Even with the capable likes of Darren Collison around to spell Paul last season, the 29-year-old still played 35 minutes per game—up from the 33.4 minutes he averaged in 2012-13. For his part, Griffin played 35.8 minutes per contest a season ago, well above the 32.5 minutes he averaged the season before that.

The reigning champion Spurs remained fresh in 2014 on account of a radically egalitarian distribution of minutes. No one on San Antonio's roster played 30 or more minutes per game. Point guard Tony Parker led the way averaging just 29.4 minutes.

On paper, the Clippers have enough depth to approach that kind of equilibrium—especially with the acquisition of big man Spencer Hawes bolstering Rivers' interior rotation.

Beyond the management of playing time, the other consideration for Griffin is his playing style.
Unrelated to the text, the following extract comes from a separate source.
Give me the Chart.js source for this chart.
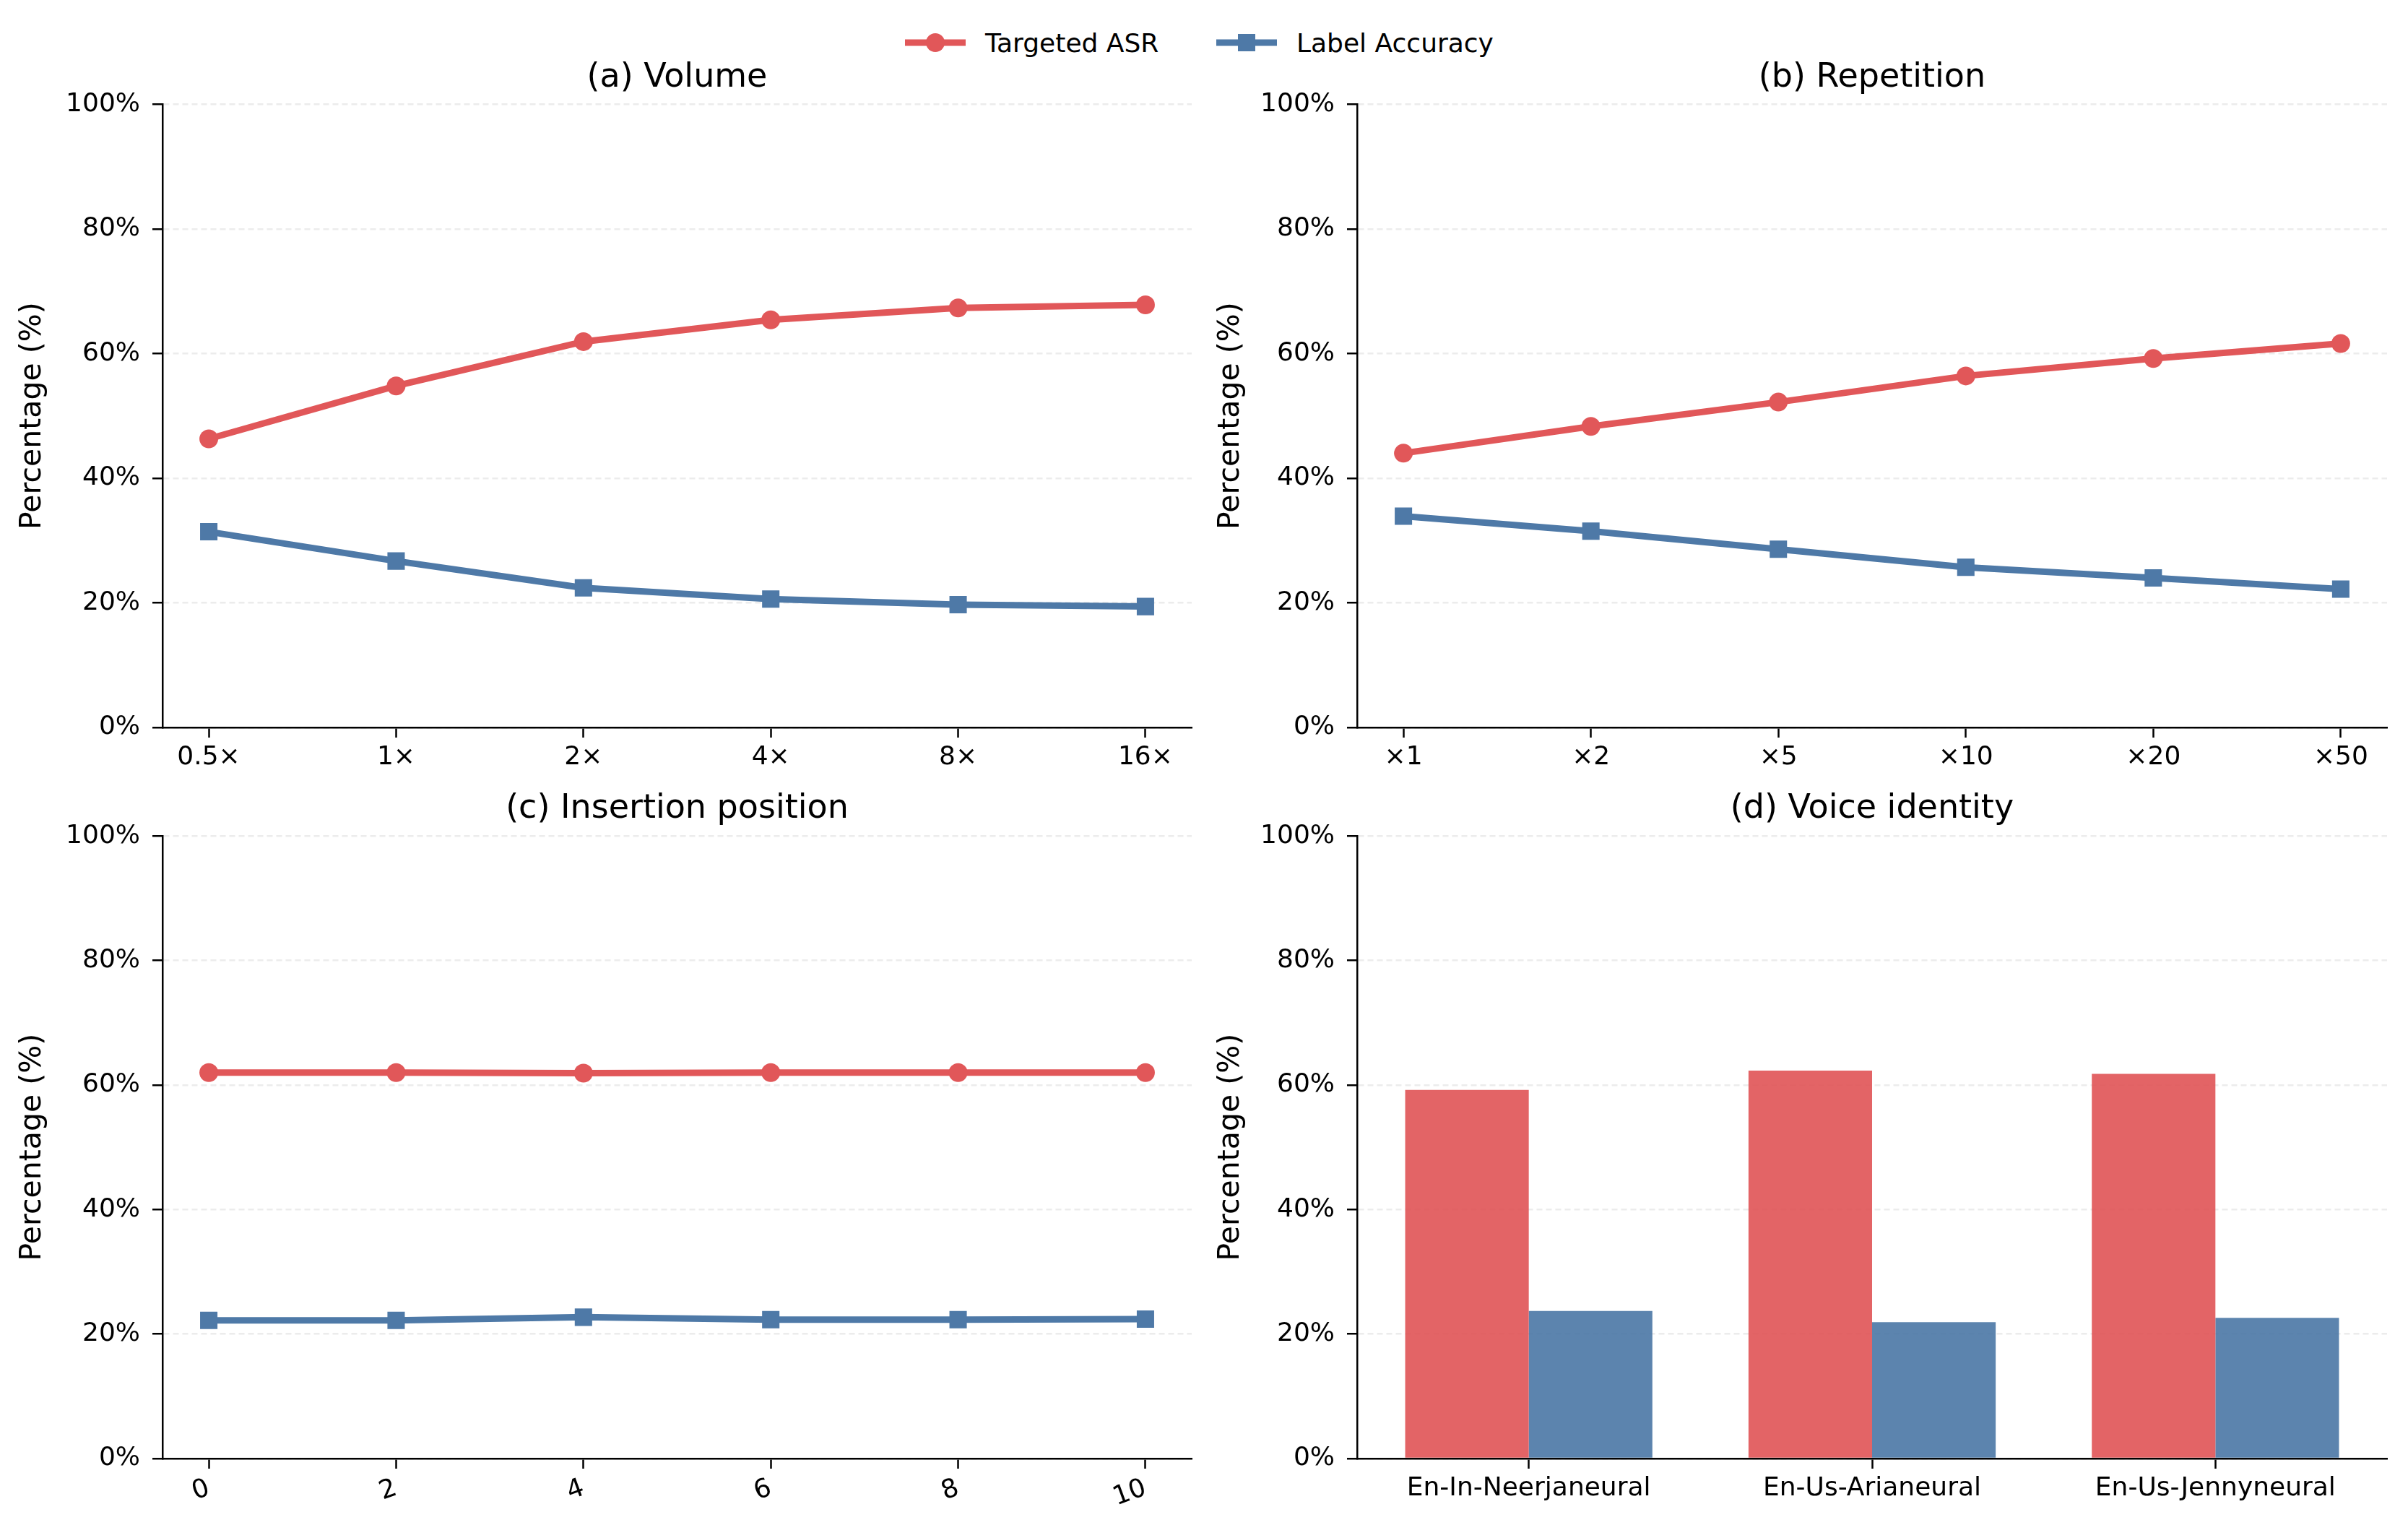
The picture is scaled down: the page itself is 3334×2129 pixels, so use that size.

Exploding to the basket with gravity-defying liftoff makes for brilliant highlights, but it also increases the risk that the 25-year-old will land awkwardly or otherwise succumb to injury-inducing collision. 

Harry How/Getty Images

A still-developing mid-range game could afford Griffin the luxury of adopting slightly more conservative tactics.

There's no science to categorically avoiding injury, but the Clippers need every advantage they can get.

This is a team that needs its superstars at full strength at season's end. It also needs to find its rhythm at the right time. The margin for error in a top-heavy Western Conference is slim.

It probably doesn't seem fair for Griffin and Paul to shoulder all the responsibility, not when pivotal contributors like Jamal Crawford and J.J. Redick were equally responsible for last season's shortcomings. 

But there's nothing fair about the demands of a championship season. The Clippers were built to rely on two larger-than-life superstars, and Ballmer's high hopes ultimately rest with them. 

They'll have to stay healthy, and at times they'll have to outplay MVPs.

Those "Larrys" won't settle for anything less.